02 November 2010 #Dispute Resolution
We are occasionally asked whether English law will apply to foreign individuals and companies in this country. Of course, in the eyes of the law, nationality is irrelevant.
However, an English court will only make a judgment against a party if it has jurisdiction over that party. Jurisdiction is a complex idea but essentially means the area that is subject to the control of the court. This could be territorial, in the sense that English courts do not have jurisdiction in France, or subject based, in that a civil court would not have the jurisdiction to deal with a criminal case.
In England and Wales, the courts have developed common law rules for determining the circumstances when courts will have jurisdiction over companies and individuals, even if they are foreign. In addition to these traditional rules, English courts now have an obligation to employ the jurisdiction test prescribed by the EU before they can consider English common Law rules. The tests for determining jurisdiction and when they will apply are considered in more detail below.

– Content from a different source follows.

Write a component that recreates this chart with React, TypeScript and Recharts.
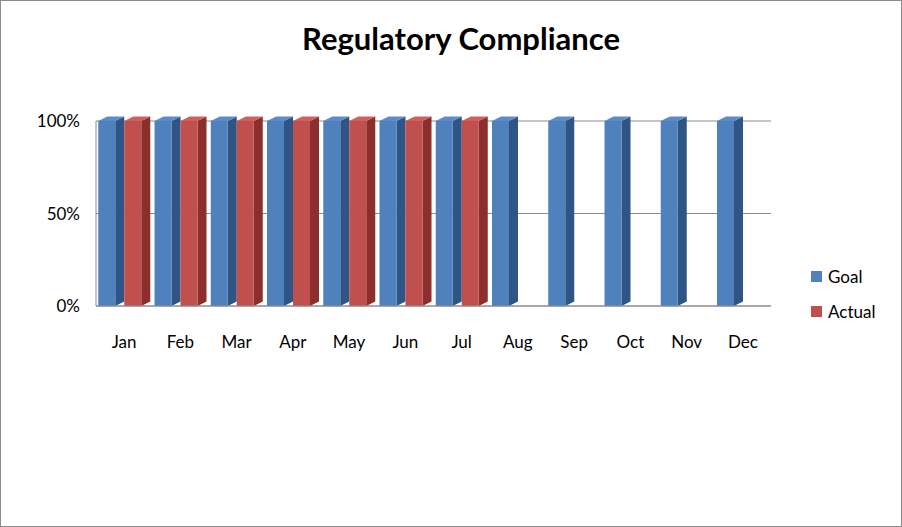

The test for determining jurisdiction under EU law overrides English common law rules. Only where the EU law is deemed not to apply can the court consider English common law rules on determining jurisdiction. The EU test relates only to defendants since it was decided by EU legislators that defendants are in greater need of protection than claimants. The test states that where an individual or company is "domiciled" in an EU member state, he should only be sued in that member state. The rule is known as the default rule and is subject to only a few limited exceptions.
Meaning of "Domicile"
Common Law Rules
Given the above, the only circumstances where an English Court would therefore establish jurisdiction without reference to the EU test would be where an individual or company that was not based in an EU member state was sued in England.
English common law rules are considered to be some of the widest jurisdiction laws in the world since the only criterion that needs to be established is whether the defendant has some connection to the English jurisdiction. This can be as broad as the fact that the disputed contract was written in English, was signed in England or is governed by English law. These are all criteria that the English courts have held as giving them jurisdiction over the parties.
This led to many complaints from parties who felt that the basis on which the English courts established jurisdiction over them was unfair. The courts have responded by developing the common law test so that jurisdiction will still be established by establishing a connection between the defendant and the jurisdiction but the courts will also ask themselves whether there is another jurisdiction that would be more appropriate to hear the case.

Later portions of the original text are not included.